● Stated exercise: Skip the pictures. Set down, word for word, the lines from the start of the material up to and including the line with "const topYTickLabels = [1e-6, 1e-4, 1e-2, 1];".
==========
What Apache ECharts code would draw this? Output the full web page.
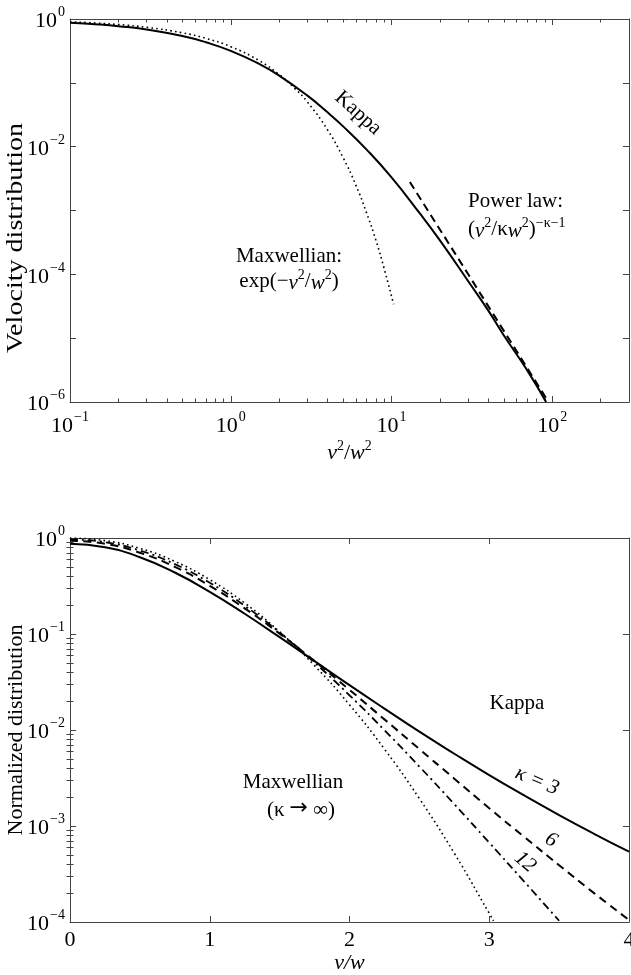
<!DOCTYPE html>
<html><head><meta charset="utf-8">
<script src="https://cdn.jsdelivr.net/npm/echarts@6/dist/echarts.min.js"></script>
<style>html,body{margin:0;padding:0;background:#fff}#c{width:631px;height:975px}</style>
</head><body><div id="c"></div>
<script>
// ---------- Top panel: velocity distribution vs v^2/w^2 (log-log) ----------
const topKappaX = [0.1, 0.15, 0.2, 0.3, 0.5, 0.7, 1, 1.5, 2, 3, 4, 5, 7, 10, 15, 20, 30, 40, 50, 70, 91.5];
const topKappaY = [0.877, 0.823, 0.772, 0.683, 0.540, 0.432, 0.316, 0.198, 0.130, 0.0630, 0.0345, 0.0208, 0.0090, 0.0033, 0.00090, 0.00034, 7.8e-5, 2.7e-5, 1.1e-5, 3.1e-6, 1.0e-6];
const topMaxwellX = [0.1, 0.15, 0.2, 0.3, 0.5, 0.7, 1, 1.5, 2, 2.5, 3, 4, 5, 6, 7, 8, 9, 10.3];
const topMaxwellY = [0.905, 0.861, 0.819, 0.741, 0.607, 0.497, 0.368, 0.223, 0.135, 0.082, 0.050, 0.0183, 0.0067, 0.0025, 0.00091, 0.00034, 0.000123, 3.4e-5];
const topPowerX = [13, 30, 93];
const topPowerY = [0.0028, 1.0e-4, 1.08e-6];
const topXTickLabels = [0.1, 1, 10, 100];
const topYTickLabels = [1e-6, 1e-4, 1e-2, 1];

// ---------- Bottom panel: normalized distribution vs v/w ----------
const botV = [0, 0.25, 0.5, 0.75, 1, 1.25, 1.5, 1.75, 2, 2.25, 2.5, 2.75, 3, 3.25, 3.5, 3.75, 4];
const botKappa3 = [0.869, 0.800, 0.631, 0.437, 0.275, 0.1625, 0.0927, 0.0521, 0.0293, 0.0167, 0.0096, 0.00566, 0.00339, 0.00208, 0.00130, 0.00083, 0.00054];
const botKappa6 = [0.936, 0.870, 0.703, 0.500, 0.318, 0.185, 0.1008, 0.0522, 0.0262, 0.0129, 0.00633, 0.00311, 0.00153, 0.00077, 0.00039, 0.00020, 0.000105];
const botKappa12V = [0, 0.25, 0.5, 0.75, 1, 1.25, 1.5, 1.75, 2, 2.25, 2.5, 2.75, 3, 3.25, 3.5];
const botKappa12 = [0.968, 0.905, 0.741, 0.534, 0.342, 0.197, 0.1037, 0.0504, 0.0230, 0.00997, 0.00416, 0.00169, 0.00067, 0.000264, 0.000103];
const botMaxwellV = [0, 0.25, 0.5, 0.75, 1, 1.25, 1.5, 1.75, 2, 2.25, 2.5, 2.75, 3, 3.03];
const botMaxwell = [1.0, 0.939, 0.779, 0.570, 0.368, 0.210, 0.1054, 0.0468, 0.0183, 0.00633, 0.00193, 0.00052, 0.000123, 0.000103];
const botXTickLabels = [0, 1, 2, 3, 4];
const botYTickLabels = [1e-4, 1e-3, 1e-2, 1e-1, 1];

// ---------- styling ----------
const FONT = 'Liberation Serif';
const AXC = '#444';
const zip = (xs, ys) => xs.map((x, i) => [x, ys[i]]);
const RICH = {
  b: { fontFamily: FONT, fontSize: 22, color: '#000', lineHeight: 27, verticalAlign: 'bottom' },
  s: { fontFamily: FONT, fontSize: 14, color: '#000', lineHeight: 14, verticalAlign: 'top', padding: [0, 0, 0, 1] }
};
const TRICH = {
  i: { fontFamily: FONT, fontSize: 21, fontStyle: 'italic', color: '#000', lineHeight: 25, verticalAlign: 'bottom' },
  s: { fontFamily: FONT, fontSize: 14, color: '#000', verticalAlign: 'top', lineHeight: 14 },
  n: { fontFamily: FONT, fontSize: 21, color: '#000', lineHeight: 25, verticalAlign: 'bottom' },
  a: { fontFamily: 'DejaVu Sans', fontSize: 22, color: '#000', lineHeight: 25, verticalAlign: 'middle', padding: [0, 5, 0, 5] }
};
function powLabel(v, list) {
  const l = Math.log10(v), e = Math.round(l);
  if (Math.abs(l - e) > 1e-6) return '';
  if (!list.some(t => Math.round(Math.log10(t)) === e)) return '';
  return '{b|10}{s|' + String(e).replace('-', '\u2212') + '}';
}
function minorLog(e0, e1, lo, hi) {
  const out = [];
  for (let e = e0; e < e1; e++) for (let k = 2; k <= 9; k++) {
    const v = e + Math.log10(k);
    if (v > lo && v < hi) out.push(v);
  }
  return out;
}
const topXMax = 300;
const topXMinor = minorLog(-1, 3, -1, Math.log10(topXMax));
const botYMinor = minorLog(-4, 0, -4, 0);

function frameAxis(o) {
  return Object.assign({
    axisLine: { show: true, onZero: false, lineStyle: { color: AXC, width: 1 } },
    axisTick: { show: true, inside: true, length: 6, lineStyle: { color: AXC, width: 1 } },
    axisLabel: { show: false },
    splitLine: { show: false },
    minorTick: { show: false },
    minorSplitLine: { show: false }
  }, o);
}
function minorAxis(o, vals) {
  return Object.assign({
    type: 'value',
    axisLine: { show: false },
    axisTick: { show: true, inside: true, length: 3.5, customValues: vals, lineStyle: { color: AXC, width: 1 } },
    axisLabel: { show: false },
    splitLine: { show: false }
  }, o);
}

const T = (txt, x, y, extra, style) => Object.assign({ type: 'text', x: x, y: y,
  style: Object.assign({ text: txt, font: '21px "Liberation Serif"', fill: '#000', align: 'center', verticalAlign: 'middle' }, style || {}) }, extra || {});

const option = {
  animation: false,
  backgroundColor: '#fff',
  textStyle: { fontFamily: FONT },
  grid: [
    { left: 70, top: 19, width: 559, height: 383, outerBoundsMode: 'none', containLabel: false },
    { left: 70, top: 538, width: 559, height: 384, outerBoundsMode: 'none', containLabel: false }
  ],
  xAxis: [
    frameAxis({ type: 'log', gridIndex: 0, min: 0.1, max: topXMax, position: 'bottom',
      axisLabel: { show: true, margin: 8, formatter: v => powLabel(v, topXTickLabels), rich: RICH },
      name: '{i|v}{s|2}{n|/}{i|w}{s|2}', nameLocation: 'middle', nameGap: 37,
      nameTextStyle: { rich: { i: Object.assign({}, TRICH.i, { fontSize: 22 }), s: TRICH.s, n: Object.assign({}, TRICH.n, { fontSize: 22 }) } } }),
    frameAxis({ type: 'log', gridIndex: 0, min: 0.1, max: topXMax, position: 'top' }),
    minorAxis({ gridIndex: 0, min: -1, max: Math.log10(topXMax), position: 'bottom' }, topXMinor),
    minorAxis({ gridIndex: 0, min: -1, max: Math.log10(topXMax), position: 'top' }, topXMinor),
    frameAxis({ type: 'value', gridIndex: 1, min: 0, max: 4, interval: 1, position: 'bottom',
      axisLabel: { show: true, margin: 7, color: '#000', fontFamily: FONT, fontSize: 22,
        customValues: botXTickLabels, formatter: v => String(v) },
      name: 'v/w', nameLocation: 'middle', nameGap: 29,
      nameTextStyle: { fontFamily: FONT, fontSize: 22, fontStyle: 'italic', color: '#000' } }),
    frameAxis({ type: 'value', gridIndex: 1, min: 0, max: 4, interval: 1, position: 'top' })
  ],
  yAxis: [
    frameAxis({ type: 'log', gridIndex: 0, min: 1e-6, max: 1, position: 'left',
      axisLabel: { show: true, margin: 5, formatter: v => powLabel(v, topYTickLabels), rich: RICH } }),
    frameAxis({ type: 'log', gridIndex: 0, min: 1e-6, max: 1, position: 'right' }),
    frameAxis({ type: 'log', gridIndex: 1, min: 1e-4, max: 1, position: 'left',
      axisLabel: { show: true, margin: 5, formatter: v => powLabel(v, botYTickLabels), rich: RICH } }),
    frameAxis({ type: 'log', gridIndex: 1, min: 1e-4, max: 1, position: 'right' }),
    minorAxis({ gridIndex: 1, min: -4, max: 0, position: 'left' }, botYMinor),
    minorAxis({ gridIndex: 1, min: -4, max: 0, position: 'right' }, botYMinor)
  ],
  series: [
    { name: 'Kappa', type: 'line', xAxisIndex: 0, yAxisIndex: 0, data: zip(topKappaX, topKappaY),
      showSymbol: false, smooth: true, lineStyle: { color: '#000', width: 2 } },
    { name: 'Maxwellian', type: 'line', xAxisIndex: 0, yAxisIndex: 0, data: zip(topMaxwellX, topMaxwellY),
      showSymbol: false, smooth: true, lineStyle: { color: '#000', width: 1.6, type: [1.6, 3.2] } },
    { name: 'Power law', type: 'line', xAxisIndex: 0, yAxisIndex: 0, data: zip(topPowerX, topPowerY),
      showSymbol: false, lineStyle: { color: '#000', width: 2, type: [8, 5] } },
    { name: 'kappa=3', type: 'line', xAxisIndex: 4, yAxisIndex: 2, data: zip(botV, botKappa3),
      showSymbol: false, smooth: true, lineStyle: { color: '#000', width: 2 } },
    { name: 'kappa=6', type: 'line', xAxisIndex: 4, yAxisIndex: 2, data: zip(botV, botKappa6),
      showSymbol: false, smooth: true, lineStyle: { color: '#000', width: 2, type: [8, 5.5] } },
    { name: 'kappa=12', type: 'line', xAxisIndex: 4, yAxisIndex: 2, data: zip(botKappa12V, botKappa12),
      showSymbol: false, smooth: true, lineStyle: { color: '#000', width: 1.8, type: [8, 4, 2, 4] } },
    { name: 'Maxwellian (kappa->inf)', type: 'line', xAxisIndex: 4, yAxisIndex: 2, data: zip(botMaxwellV, botMaxwell),
      showSymbol: false, smooth: true, lineStyle: { color: '#000', width: 1.6, type: [1.6, 3.2] } }
  ],
  graphic: [
    T('Velocity distribution', 16, 238, { rotation: Math.PI / 2, scaleX: 1.17 }, { font: '24px "Liberation Serif"' }),
    T('Normalized distribution', 16, 730, { rotation: Math.PI / 2 }, { font: '22px "Liberation Serif"' }),
    T('Kappa', 358, 113, { rotation: -42 * Math.PI / 180 }),
    T('Power law:', 468, 201, null, { align: 'left' }),
    T('({i|v}{s|2}/\u03ba{i|w}{s|2}){s|\u2212\u03ba\u22121}', 468, 229, null, { align: 'left', rich: TRICH }),
    T('Maxwellian:', 289, 256),
    T('exp(\u2212{i|v}{s|2}/{i|w}{s|2})', 289, 281, null, { rich: TRICH }),
    T('Kappa', 517, 703),
    T('\u03ba = 3', 537, 781, { rotation: -23 * Math.PI / 180 }, { font: 'italic 21px "Liberation Serif"' }),
    T('6', 551, 840, { rotation: -30 * Math.PI / 180 }, { font: 'italic 21px "Liberation Serif"' }),
    T('12', 525, 862, { rotation: -40 * Math.PI / 180 }, { font: 'italic 21px "Liberation Serif"' }),
    T('Maxwellian', 293, 782),
    T('{n|(\u03ba}{a|\u2192}{n|\u221e)}', 301, 808, null, { rich: TRICH })
  ]
};
echarts.init(document.getElementById('c'), null, { renderer: 'canvas' }).setOption(option);
</script></body></html>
==========
● Task answer:
What Apache ECharts code would draw this? Output the full web page.
<!DOCTYPE html>
<html><head><meta charset="utf-8">
<script src="https://cdn.jsdelivr.net/npm/echarts@6/dist/echarts.min.js"></script>
<style>html,body{margin:0;padding:0;background:#fff}#c{width:631px;height:975px}</style>
</head><body><div id="c"></div>
<script>
// ---------- Top panel: velocity distribution vs v^2/w^2 (log-log) ----------
const topKappaX = [0.1, 0.15, 0.2, 0.3, 0.5, 0.7, 1, 1.5, 2, 3, 4, 5, 7, 10, 15, 20, 30, 40, 50, 70, 91.5];
const topKappaY = [0.877, 0.823, 0.772, 0.683, 0.540, 0.432, 0.316, 0.198, 0.130, 0.0630, 0.0345, 0.0208, 0.0090, 0.0033, 0.00090, 0.00034, 7.8e-5, 2.7e-5, 1.1e-5, 3.1e-6, 1.0e-6];
const topMaxwellX = [0.1, 0.15, 0.2, 0.3, 0.5, 0.7, 1, 1.5, 2, 2.5, 3, 4, 5, 6, 7, 8, 9, 10.3];
const topMaxwellY = [0.905, 0.861, 0.819, 0.741, 0.607, 0.497, 0.368, 0.223, 0.135, 0.082, 0.050, 0.0183, 0.0067, 0.0025, 0.00091, 0.00034, 0.000123, 3.4e-5];
const topPowerX = [13, 30, 93];
const topPowerY = [0.0028, 1.0e-4, 1.08e-6];
const topXTickLabels = [0.1, 1, 10, 100];
const topYTickLabels = [1e-6, 1e-4, 1e-2, 1];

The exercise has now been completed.